Only one director could take a futzy little guy like Jamel Debbouze, pair him with an uber-goddess, set both of them down somewhere timeless like Paris, film them in black and white, and come up with both pathos and comedy in equal measures. It's gotten to the point where I'll watch anything Besson does, just because I know that it will be like nothing I've ever seen before. Angel*A is a fascinating exercise in both film artistry (oh, lord, misty Paris, Paris lights at night, the Alexander III bridge, Notre Dame!) and very sophisticated comic timing (check out the pinpoint accuracy of Besson's instincts during the police station scene!). This movie was so engaging, so unique, so beautiful to look at that my husband didn't even realize that it was in black and white until we watched the 'making of' feature after the film. Magnifique!
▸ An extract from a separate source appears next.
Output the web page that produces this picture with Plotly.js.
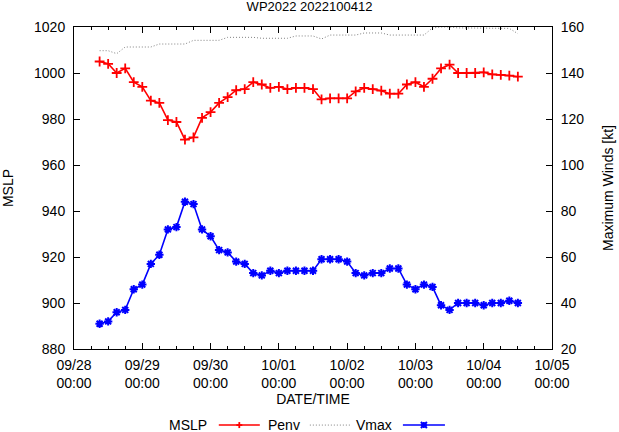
<!DOCTYPE html>
<html>
<head>
<meta charset="utf-8">
<script src="https://cdn.plot.ly/plotly-3.0.1.min.js"></script>
<style>
html,body{margin:0;padding:0;background:#fff;}
#chart{width:619px;height:432px;}
</style>
</head>
<body>
<div id="chart"></div>
<script>
// ---- data ----
const times = [
  '2022-09-28 09:00','2022-09-28 12:00','2022-09-28 15:00','2022-09-28 18:00','2022-09-28 21:00',
  '2022-09-29 00:00','2022-09-29 03:00','2022-09-29 06:00','2022-09-29 09:00','2022-09-29 12:00','2022-09-29 15:00','2022-09-29 18:00','2022-09-29 21:00',
  '2022-09-30 00:00','2022-09-30 03:00','2022-09-30 06:00','2022-09-30 09:00','2022-09-30 12:00','2022-09-30 15:00','2022-09-30 18:00','2022-09-30 21:00',
  '2022-10-01 00:00','2022-10-01 03:00','2022-10-01 06:00','2022-10-01 09:00','2022-10-01 12:00','2022-10-01 15:00','2022-10-01 18:00','2022-10-01 21:00',
  '2022-10-02 00:00','2022-10-02 03:00','2022-10-02 06:00','2022-10-02 09:00','2022-10-02 12:00','2022-10-02 15:00','2022-10-02 18:00','2022-10-02 21:00',
  '2022-10-03 00:00','2022-10-03 03:00','2022-10-03 06:00','2022-10-03 09:00','2022-10-03 12:00','2022-10-03 15:00','2022-10-03 18:00','2022-10-03 21:00',
  '2022-10-04 00:00','2022-10-04 03:00','2022-10-04 06:00','2022-10-04 09:00','2022-10-04 12:00'
];
const mslp = [1005,1004,1000,1002,996,994,988,987,979.5,978.7,
              971,972,980.5,983,987,989.5,992.5,993,996,995,
              993.5,994,993,993.5,993.5,993,988.5,989,989,989,
              992,993.5,993,992.3,991,991,995,996,994,997.5,
              1002,1003.6,1000,1000,1000,1000.3,999.4,999.2,998.9,998.4];
const penv = [1009.7,1009.7,1008.4,1011.3,1011.3,1011.3,1011.3,1012.6,1012.6,1012.6,
              1012.6,1014.2,1014.2,1014.2,1014.2,1015.5,1015.5,1015.5,1015.5,1015.1,
              1015.1,1015.1,1015.1,1016.1,1016.1,1016.1,1014.8,1016.5,1016.5,1016.5,
              1016.5,1017.4,1017.4,1017.4,1016.5,1016.5,1016.5,1016.5,1016.5,1019.6,
              1020,1020,1019.6,1019.6,1019.6,1019.6,1019.6,1019.6,1019.4,1017.1];
const vmax = [31,32,36,37,46,48,57,61,72,73,
              84,83,72,69,63,62,58,57,53,52,
              54,53,54,54,54,54,59,59,59,58,
              53,52,53,53,55,55,48,46,48,47,
              39,37,40,40,40,39,40,40,41,40];
const titleText = 'WP2022 2022100412';
const seriesNames = ['MSLP','Penv','Vmax'];

// ---- chart ----
const FONT = 'Liberation Sans, Arial, sans-serif';
const DOT = '1px,2px';
const DOTCOL = '#808080';
const traces = [
  {x: times, y: mslp, name: seriesNames[0], type: 'scatter', mode: 'lines+markers',
   line: {color: '#ff0000', width: 1.6},
   marker: {symbol: 'cross-thin-open', size: 7, color: '#ff0000', line: {color: '#ff0000', width: 1.8}},
   xaxis: 'x', yaxis: 'y', showlegend: false},
  {x: times, y: penv, name: seriesNames[1], type: 'scatter', mode: 'lines',
   line: {color: DOTCOL, width: 1, dash: DOT},
   xaxis: 'x', yaxis: 'y', showlegend: false},
  {x: times, y: vmax, name: seriesNames[2], type: 'scatter', mode: 'lines+markers',
   line: {color: '#0000ff', width: 1.6},
   marker: {symbol: 'asterisk-open', size: 7, color: '#0000ff', line: {color: '#0000ff', width: 2}},
   xaxis: 'x', yaxis: 'y2', showlegend: false}
];

// legend (gnuplot style: text then sample), placed in paper coords
const L = 74.3, R = 552, T = 27.3, B = 349;
const px = v => (v - L) / (R - L);
const py = v => (B - v) / (B - T);
const ly = py(425);
const dxp = 3 / (R - L), dyp = 3 / (B - T);
const shapes = [];
const annotations = [];
function legendEntry(label, textRight, x0, x1, color, dash, mk) {
  annotations.push({xref: 'paper', yref: 'paper', x: px(textRight), y: ly, xanchor: 'right', yanchor: 'middle',
    text: label, showarrow: false, font: {family: FONT, size: 14, color: '#000'}});
  shapes.push({type: 'line', xref: 'paper', yref: 'paper', x0: px(x0), x1: px(x1), y0: ly, y1: ly,
    line: {color: color, width: dash ? 1 : 1.6, dash: dash || 'solid'}});
  if (mk) {
    const cx = px((x0 + x1) / 2);
    shapes.push({type: 'line', xref: 'paper', yref: 'paper', x0: cx - dxp, x1: cx + dxp, y0: ly, y1: ly, line: {color: color, width: 1.8}});
    shapes.push({type: 'line', xref: 'paper', yref: 'paper', x0: cx, x1: cx, y0: ly - dyp, y1: ly + dyp, line: {color: color, width: 1.8}});
    if (mk === 'ast') {
      shapes.push({type: 'line', xref: 'paper', yref: 'paper', x0: cx - dxp, x1: cx + dxp, y0: ly - dyp, y1: ly + dyp, line: {color: color, width: 2}});
      shapes.push({type: 'line', xref: 'paper', yref: 'paper', x0: cx - dxp, x1: cx + dxp, y0: ly + dyp, y1: ly - dyp, line: {color: color, width: 2}});
    }
  }
}
legendEntry(seriesNames[0], 209, 219, 260, '#ff0000', null, 'plus');
legendEntry(seriesNames[1], 302, 310, 351, DOTCOL, DOT, null);
legendEntry(seriesNames[2], 394, 403, 445, '#0000ff', null, 'ast');

const layout = {
  width: 619, height: 432,
  margin: {l: 74, r: 67, t: 27, b: 83, pad: 0},
  paper_bgcolor: '#ffffff', plot_bgcolor: '#ffffff',
  font: {family: FONT, size: 14, color: '#000'},
  showlegend: false,
  title: {text: titleText, x: 0.5, xref: 'container', xanchor: 'center', y: 0.984, yref: 'container', yanchor: 'middle',
          font: {family: FONT, size: 13, color: '#000'}},
  xaxis: {
    type: 'date', range: ['2022-09-28 00:00', '2022-10-05 00:00'],
    tickmode: 'linear', tick0: '2022-09-28 00:00', dtick: 86400000,
    tickformat: '%m/%d<br>%H:%M',
    ticks: 'inside', ticklen: 6, tickwidth: 1, tickcolor: '#000',
    minor: {dtick: 21600000, ticks: 'inside', ticklen: 3, tickwidth: 1, tickcolor: '#000', showgrid: false},
    showline: true, linecolor: '#000', linewidth: 1, mirror: 'ticks',
    showgrid: false, zeroline: false, ticklabelstandoff: 3,
    tickfont: {family: FONT, size: 14, color: '#000'},
    title: {text: 'DATE/TIME', font: {family: FONT, size: 14, color: '#000'}, standoff: 4}
  },
  yaxis: {
    range: [880, 1020], tickmode: 'linear', tick0: 880, dtick: 20,
    ticks: 'inside', ticklen: 6, tickwidth: 1, tickcolor: '#000',
    showline: true, linecolor: '#000', linewidth: 1, mirror: false,
    showgrid: false, zeroline: false, ticklabelstandoff: 5,
    tickfont: {family: FONT, size: 14, color: '#000'},
    title: {text: 'MSLP', font: {family: FONT, size: 14, color: '#000'}, standoff: 22}
  },
  yaxis2: {
    range: [20, 160], tickmode: 'linear', tick0: 20, dtick: 20,
    overlaying: 'y', side: 'right', anchor: 'x',
    ticks: 'inside', ticklen: 6, tickwidth: 1, tickcolor: '#000',
    showline: true, linecolor: '#000', linewidth: 1,
    showgrid: false, zeroline: false, ticklabelstandoff: 5,
    tickfont: {family: FONT, size: 14, color: '#000'},
    title: {text: 'Maximum Winds [kt]', font: {family: FONT, size: 14, color: '#000'}, standoff: 19}
  },
  shapes: shapes,
  annotations: annotations
};

Plotly.newPlot('chart', traces, layout, {displayModeBar: false, staticPlot: true});
</script>
</body>
</html>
As a long-time Dr. Who fan, I'm always on the lookout for episodes that would make good 'introductory' pieces to use for showcasing this character and this series to people who might be unfamiliar with it. 'Blink' is one of those episodes -- one of the best of the new series, and a fantastic 'stand-alone' that pretty much sums up both the intricacies of the time lord world and the abilities of the Doctor. Top chills (I will never be able to visit a sculpture gallery or an old graveyard again without thinking about it!), top logic and story progression (that's funny, seeing how the entire premise rests on a supremely illogical bit of time-loop), and absolutely the funniest reference to time lord technology ever made (I'll let you discover that one). I notice that most of the comments have been made by people from the UK -- be aware, world, that the Doctor is the pinnacle of great science fiction TV in America as well!
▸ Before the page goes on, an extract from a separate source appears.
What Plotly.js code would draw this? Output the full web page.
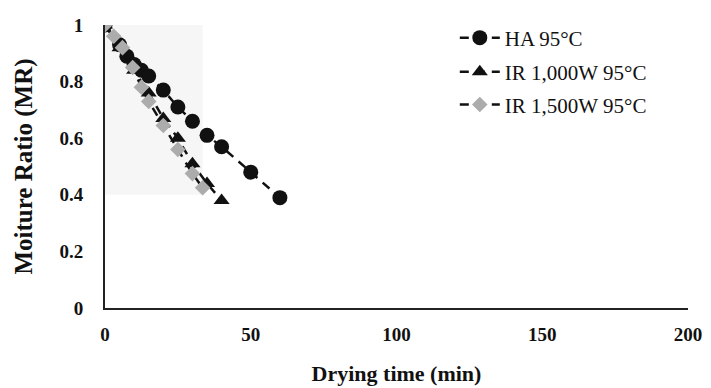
<!DOCTYPE html>
<html>
<head>
<meta charset="utf-8">
<script src="https://cdn.plot.ly/plotly-3.0.1.min.js"></script>
<style>html,body{margin:0;padding:0;background:#fff;}#chart{width:711px;height:388px;}</style>
</head>
<body>
<div id="chart"></div>
<script>
// Data
const haTime = [0, 5, 7.5, 10, 12.5, 15, 20, 25, 30, 35, 40, 50, 60];
const haMR   = [1, 0.93, 0.89, 0.86, 0.84, 0.82, 0.77, 0.71, 0.66, 0.61, 0.57, 0.48, 0.39];

const ir1000Time = [0, 5, 10, 15, 20, 25, 30, 35, 40];
const ir1000MR   = [1, 0.92, 0.84, 0.76, 0.67, 0.60, 0.51, 0.44, 0.38];

const ir1500Time = [0, 3, 6, 9.5, 12.5, 15, 20, 25, 30, 33.5];
const ir1500MR   = [1, 0.96, 0.92, 0.85, 0.78, 0.73, 0.645, 0.56, 0.475, 0.425];

const seriesNames = ['HA 95°C', 'IR 1,000W 95°C', 'IR 1,500W 95°C'];
const xTicks = [0, 50, 100, 150, 200];
const yTicks = [0, 0.2, 0.4, 0.6, 0.8, 1];
const yTickText = ['0', '0.2', '0.4', '0.6', '0.8', '1'];

const serif = 'Liberation Serif, Times New Roman, serif';
const dashLine = {color: '#111', width: 2.5, dash: '9px,7px'};

const traces = [
  {x: haTime, y: haMR, name: seriesNames[0], type: 'scatter', mode: 'lines+markers', legend: 'legend',
   line: dashLine, marker: {symbol: 'circle', size: 15, color: '#111'}},
  {x: ir1000Time, y: ir1000MR, name: seriesNames[1], type: 'scatter', mode: 'lines+markers', legend: 'legend2',
   line: dashLine, marker: {symbol: 'triangle-up', size: 14, color: '#111'}},
  {x: ir1500Time, y: ir1500MR, name: seriesNames[2], type: 'scatter', mode: 'lines+markers', legend: 'legend3',
   line: dashLine, marker: {symbol: 'diamond', size: 12, color: '#acacac'}}
];

const legendBase = (yy) => ({x: 0.6, y: yy, xanchor: 'left', yanchor: 'middle', bgcolor: 'rgba(0,0,0,0)',
  font: {family: serif, size: 21, color: '#111'}, itemwidth: 40});

const layout = {
  width: 711, height: 388,
  margin: {l: 105, r: 23, t: 25, b: 80},
  paper_bgcolor: '#fff', plot_bgcolor: '#fff',
  showlegend: true,
  legend: legendBase(0.954),
  legend2: legendBase(0.834),
  legend3: legendBase(0.718),
  xaxis: {range: [0, 200], tickvals: xTicks, ticktext: xTicks.map(v => '<b>' + v + '</b>'), showgrid: false, zeroline: false,
          showline: true, linecolor: '#222', linewidth: 2, ticks: '', ticklabelstandoff: 8,
          tickfont: {family: serif, size: 19, color: '#111', weight: 'bold'},
          title: {text: '<b>Drying time (min)</b>', font: {family: serif, size: 22, color: '#111'}, standoff: 22}},
  yaxis: {range: [0, 1], tickvals: yTicks, ticktext: yTickText.map(v => '<b>' + v + '</b>'), showgrid: false, zeroline: false,
          showline: true, linecolor: '#222', linewidth: 2, ticks: '', ticklabelstandoff: 16,
          tickfont: {family: serif, size: 19, color: '#111', weight: 'bold'},
          title: {text: '<b>Moiture Ratio (MR)</b>', font: {family: serif, size: 25, color: '#111'}, standoff: 20}},
  shapes: [{type: 'rect', xref: 'x', yref: 'y', x0: -1.5, x1: 33.5, y0: 0.4, y1: 1.06,
            fillcolor: '#f6f6f6', line: {width: 0}, layer: 'below'}]
};

Plotly.newPlot('chart', traces, layout, {displayModeBar: false, staticPlot: true});
</script>
</body>
</html>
I simply cannot rave enough about this film. Thank you, del Toro, for bringing us such a multi-layered, beautiful story set like a fire opal against the stark matrix of civil warfare. An instant dark fairy-tale classic for a complex modern world; villains whose motives we comprehend, yet cannot condone, classic nythic formulae served up ice-cold, just as the brother's Grimm would have it, and startlingly inventive visual effects to enhance and enlarge the film's fantastic characters. And all of this balancing on a razor's edge of reality. I'm still trying to think up ways to use it in my English honors class. I set this one right up there with 'Cite des enfants perdues" and -- creative story-telling and visual imagery some of the best I've ever seen. Quite simply, 'Pan's Labyrinth Kudos and more kudos for this highly original work! In many ways, the film itself is a labyrinth: a new surprise around every odd bend.
Although the idea of the anti-hero is old as Homer, 'Dexter' brings something tangy and interesting to the table -- a creepy serial killer with, get this, a CODE of sorts. He does despicable things to despicable people, and while you can't really LIKE the guy, you begin to understand him. Chilling! Top notch cast -- I really like the fact that while Dexter's facade seems perfect, there are still those around him (and not necessarily those who've known him longest) who just don't buy it. Simultaneously conflicted and driven by his sick darkness, the main character has got to be one of the most repulsive to ever hit the small screen, and also one of the most engaging. Can't wait for season 2, now that one of the big mysteries of season 1 has come to some sort of conclusion. If Showtime messes it up and passes on a second season, I'd still buy the DVD of season 1, just to creep myself out with Dexter's unsettling world.
fascinating, infuriating, fundamental entertainment
From the very first image in the opening credits, you can't take your eyes from the screen -- it's that much 'alive' and immediate. Like the frescoed Gorgon later on in the credits, this place has a disconcerting way of seeming to live beyond its two-dimensional plane of television existence. You get caught up in the moments, beckoned into the time by the costumes, the light, the depth of the directors' vision. This is primo TV -- none of the usual stinting on detail so prevalent on other shows. You also get caught up in the characters, much like other people get caught up in the minutae of soap opera characters, only better, of course. These characters are infuriatingly like ourselves (though I might draw a thick, thick line between Atia's behavior and my own). Week by week, they pull us into their lives and we cannot help but cheer their triumphs, gasp at their misfortunes, grit our teeth in sympathy with their pain, shake our heads at their indomitability. Finally, Rome is entertainment at its most fundamental -- art imitating a life gone by which is known to us primarily by art -- a moebius circle of events well known that is, nevertheless, forever fresh. Kudos to HBO and BBC for underwriting this stupendous production!
Sir, Thank you. Thank you for reinforcing the idea that the world is a far more complex place than we think it might be. Thank you for nudging our psyches with the suspicion and the hope that our place and our role in the universe is not only uncertain, but may actually be of vital importance. This movie celebrates the implication that somewhere, lurking just beneath the surface of the mundane, there is immense magic waiting for its moment. Thank you for encouraging us to suspend disbelief and sustain a deeply resonant innocence. Thank you for offering us the illogical logic of dreams, and for clarifying these paradoxes in such beautiful cinematography. The critics have been calling this a terribly self-indulgent film, and it is. Thank you for indulging us, the dreamers of dreams.
A debauched, hypnotic-eyed rascal leans into the flickering light and proclaims that we're not going to like him. I was immediately hooked. As his short, wasted, pointlessly outrageous life unravels over the next two or so hours, I find that I DON'T like him very much, nor his long-suffering friends, nor his women (the whores, the whore wanna-be's, and the whore-wife), nor his opportunistic man-servant, nor his mother, nor his cold rapscallion of a king. None of them are likable in the least, even though I understand them, am outraged by their actions, am amused by their foibles and mistakes, am repulsed by their squalor, their self-centeredness, and their mistaken attraction for the beast of a man in their midst - John Wilmot. And yet, even though I don't like him and will never like him, I found myself attuned to him in the end. Depp gives a masterful performance here. Masterful.